The 370,000-square-foot development will mix cottages, townhomes, and flats.

Every unit comes furnished, and the amenity list reads more like a resort brochure than a housing ad with a pool with cabanas and a jumbotron, pickleball and volleyball courts, sauna and cold plunge, golf simulator, yoga and spin studios, food truck court, and a 3,000-square-foot event space.

The goal is to have students moving in by summer 2027.

Oxford’s Building Boom

This is hardly the only project in the works. Ole Miss and Greystar are moving forward on a plan to add up to 2,700 on-campus beds by 2027.

Another private development, RISE Oxford Farms, is set to bring in 504 beds by the 2026–2027 school year.

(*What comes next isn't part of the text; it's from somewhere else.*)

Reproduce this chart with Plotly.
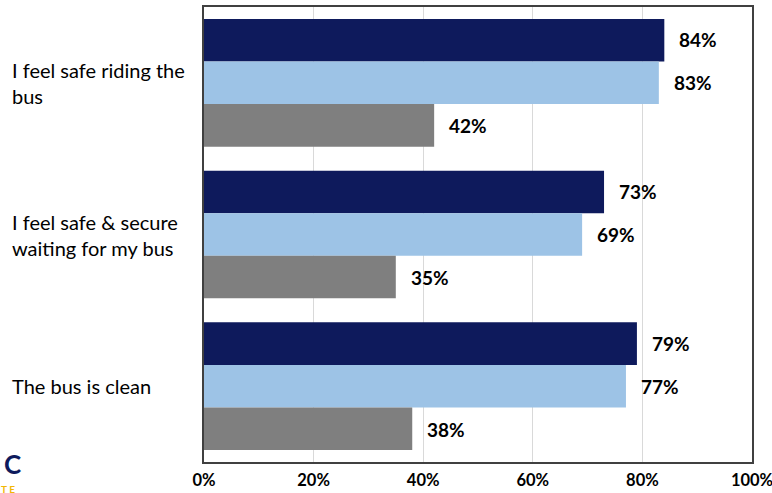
import plotly.graph_objects as go

categories = ["I feel safe riding the<br>bus",
              "I feel safe & secure<br>waiting for my bus",
              "The bus is clean"]
series_names = ["Series 1", "Series 2", "Series 3"]
series_values = {
    "Series 1": [0.84, 0.73, 0.79],
    "Series 2": [0.83, 0.69, 0.77],
    "Series 3": [0.42, 0.35, 0.38],
}
series_colors = {"Series 1": "#0E1A5C", "Series 2": "#9DC3E6", "Series 3": "#7F7F7F"}
tick_vals = [0, 0.2, 0.4, 0.6, 0.8, 1.0]
tick_text = ["0%", "20%", "40%", "60%", "80%", "100%"]

FONT = "Lato, 'Open Sans', sans-serif"

fig = go.Figure()
for name in series_names:
    fig.add_trace(go.Bar(
        y=categories, x=series_values[name], name=name, orientation="h",
        marker=dict(color=series_colors[name], line=dict(width=0)),
        showlegend=False, hoverinfo="x+y",
    ))

annotations = []
# data labels (placed from the data, offset a little to the right of each bar end)
n = len(series_names)
for i, name in enumerate(series_names):
    for c, v in zip(categories, series_values[name]):
        annotations.append(dict(
            xref="x", yref="y", x=v, y=c, text=f"<b>{v*100:.0f}%</b>",
            showarrow=False, xanchor="left", yanchor="middle", xshift=13,
            yshift=-(i - (n - 1) / 2) * 43,
            font=dict(family=FONT, size=19, color="#000000"),
        ))
for c in categories:
    annotations.append(dict(
        xref="paper", yref="y", x=-0.354, y=c, text=c, showarrow=False,
        xanchor="left", yanchor="middle", align="left",
        font=dict(family=FONT, size=20, color="#000000"),
    ))
# logo fragments at bottom-left
annotations.append(dict(xref="paper", yref="paper", x=-0.368, y=-0.004, text="<b>C</b>",
                        showarrow=False, xanchor="left", yanchor="middle",
                        font=dict(family=FONT, size=26, color="#0E1A5C")))
annotations.append(dict(xref="paper", yref="paper", x=-0.374, y=-0.059, text="<b>T E</b>",
                        showarrow=False, xanchor="left", yanchor="middle",
                        font=dict(family=FONT, size=10, color="#F2B705")))

fig.update_layout(
    width=772, height=493,
    margin=dict(l=204, r=20, t=7, b=31, autoexpand=False),
    paper_bgcolor="white", plot_bgcolor="white",
    barmode="group", bargap=0.158, bargroupgap=0,
    annotations=annotations,
    xaxis=dict(range=[0, 1], tickvals=tick_vals, ticktext=[f"<b>{t}</b>" for t in tick_text],
               showgrid=True, gridcolor="#D9D9D9", gridwidth=1,
               showline=True, linecolor="#404040", linewidth=2, mirror=True,
               ticks="", zeroline=False, ticklabeloverflow="allow", ticklabelstandoff=2,
               automargin=False,
               tickfont=dict(family=FONT, size=16.5, color="#000000")),
    yaxis=dict(autorange="reversed", showticklabels=False, ticks="",
               showline=True, linecolor="#404040", linewidth=2, mirror=True,
               showgrid=False, automargin=False),
)

fig.write_html("out.html", config={"displayModeBar": False},
               post_script="document.body.style.margin='0';document.body.style.overflow='hidden';")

When you add in other projects, Oxford could see close to 5,000 new student beds in just the next few years.

The push is fueled by record enrollment. Last fall the freshman class topped 5,900, the largest in Mississippi history, and total enrollment is up more than 10 percent in a single year. That growth has kept occupancy high and rents climbing, but it has also opened the door for developers to build big and build fast.

Is It Filling a Need or Just Filling a Niche?

There is no question Oxford needed more housing. For years, students scrambled to sign leases months in advance to lock in a spot.

Lately, though, the picture is starting to shift. Around 2,000 beds are already under construction, and property managers say the panic-leasing days are easing. Some students can even shop around now instead of taking whatever they can get.

That makes the Deven Group project a bit of a question mark. Yes, it will help meet demand, but with features like cold plunge pools and golf simulators, it is clearly aimed at the high-end market.

If you can afford the rent, it is a big step up from the older apartment stock. If you cannot, it does nothing to make living in Oxford more affordable.

The Bigger Picture

Oxford is in the middle of a housing transformation.

Developers are betting big that enrollment will keep climbing and that students will keep paying for premium amenities.

If they are right, the city’s shortage problem could finally ease. If they are wrong, Oxford could be left with a glut of expensive units and very little relief for those on a budget.

For now, construction crews are on site and work is moving ahead. This project will soon join a growing list of new housing developments around Oxford.

Whether it truly eases the housing crunch or simply adds more high-end options is something students and residents will find out in the next few years.